It is easy to give an example of a polynomial of degree 3 with integer coefficients having:
(a) three distinct rational roots,
(b) one rational root and two irrational roots.
But for a while I am trying to construct one that all its roots are irrational but I can't. It seems that it is not possible at all?
Also, can a polynomial with integer coefficients of degree 3 have two rational roots and one irrational root?
On
To the first one of your queries the answer is - No, it's not possible to construct if you want all coefficients to be rational. As, from Vieta's formula we have sum of roots of a polynomial $f(x)=ax^3+bx^2+cx+d$ equals to $-b/a$, which is rational as you want all $a,b,c,d$ to be integers.
Now,if you want one root to be irrational, you can't get the sum a rational one.

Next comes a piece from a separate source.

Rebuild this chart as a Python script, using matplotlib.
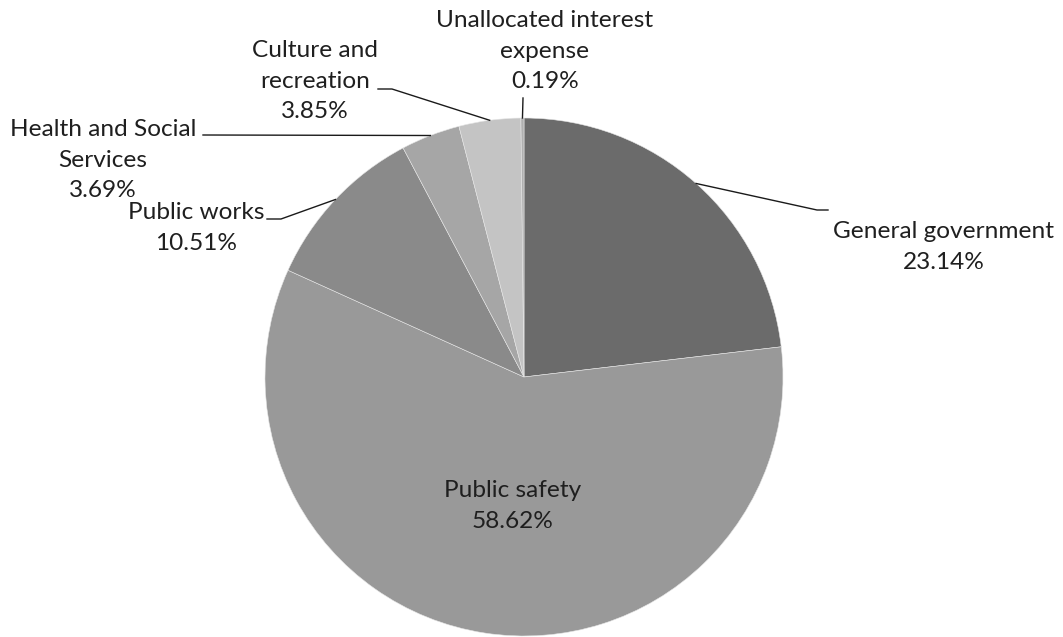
import numpy as np
import matplotlib
matplotlib.use("Agg")
import matplotlib.pyplot as plt

# Expenditure shares by function (percent)
categories = ["General government", "Public safety", "Public works",
              "Health and Social\nServices", "Culture and\nrecreation",
              "Unallocated interest\nexpense"]
shares = [23.14, 58.62, 10.51, 3.69, 3.85, 0.19]
colors = ["#6b6b6b", "#999999", "#8a8a8a", "#a6a6a6", "#c4c4c4", "#b0b0b0"]

W, H = 1063, 637
CX, CY, R = 524, 377, 259  # pie centre and radius in pixels

fig = plt.figure(figsize=(W / 100, H / 100), dpi=100)
ax = fig.add_axes([0, 0, 1, 1])
plt.rcParams["font.family"] = ["Lato", "DejaVu Sans"]

wedges, _ = ax.pie(shares, colors=colors, startangle=90, counterclock=False,
                   radius=1.0, wedgeprops=dict(edgecolor="#e6e6e6", linewidth=0.4))

ax.set_xlim(-CX / R, (W - CX) / R)
ax.set_ylim(-(H - CY) / R, CY / R)
ax.set_aspect("equal", adjustable="box")
ax.axis("off")


def px(x, y):
    """Pixel position (origin top-left) to data coordinates."""
    return (x - CX) / R, (CY - y) / R


text_kw = dict(ha="center", va="center", fontsize=17.6, color="#1f1f1f",
               linespacing=1.55, multialignment="center")
line_kw = dict(color="#1a1a1a", linewidth=1.0)

# label text centres (pixels) and leader elbow points (pixels)
label_pos = [(944, 247), None, (196, 228), (103, 160), (315, 81), (545, 51)]
elbows = [[(817, 210), (828, 210)],
          None,
          [(281, 219), (267, 219)],
          [(203, 135)],
          [(392, 89), (378, 89)],
          [(523, 98)]]

total = sum(shares)
start = 0.0
for name, val, pos, elb in zip(categories, shares, label_pos, elbows):
    mid = (start + val / 2) / total * 2 * np.pi
    start += val
    text = f"{name}\n{val:.2f}%"
    if pos is None:
        ax.text(*px(513, 506), text, **text_kw)
        continue
    edge = (np.sin(mid), np.cos(mid))
    pts = [edge] + [px(*p) for p in elb]
    xs, ys = zip(*pts)
    ax.plot(xs, ys, **line_kw)
    ax.text(*px(*pos), text, **text_kw)

fig.savefig("out.png", dpi=100, facecolor="white")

As, you will always need the conjugate surd(conjugate of $a+\sqrt{b}$ is $a-\sqrt{b}$, which is irrational) to make the sum a rational one. For any other non-algebraic irrational number like $e$, no matter what you take, you will get the product a irrational number, but from Vieta again product of roots is $-d/a$, a rational number.
For the case with all 3 irrational roots, see here.
On
Take any second order polynomial with two irrational roots (shouldn't be hard) $q$, and take $$p(x) = (x-1)\cdot q(x)$$
then, clearly, $p$ has one rational root (it's $1$) and two irrational roots (the same as $q$)
However, it is not possible for the polynomial $p$ to have two rational roots $r_1, r_2$ and one irrational one $z$. That would imply that $p=(x-r_1)(x-r_2)(x-z)$, and clearly, the expanding this polynomial shows that the coefficient at $x^2$ is $-z-r_1-r_2$. This number is rational only if $z$ is also rational.
On
By Vieta the sum of the roots must be rational, hence this excludes a single irrational.
All other cases are possible.
$$\begin{align}0&:x(x^2-1)=0, \\2&:x(x^2-2)=0, \\3&:8x^3-6x-1=0.\end{align}$$
The last one was built from
$$\cos3\theta=4\cos^3\theta-3\cos\theta=\cos\frac\pi3$$
so that the roots are
$$\cos\frac\pi9, \cos\frac{7\pi}9, \cos\frac{13\pi}9.$$
Yes, it is possible. Take $p(x)=x^3-3x+1$, for instance. By the rational root theorem, it has no rational root.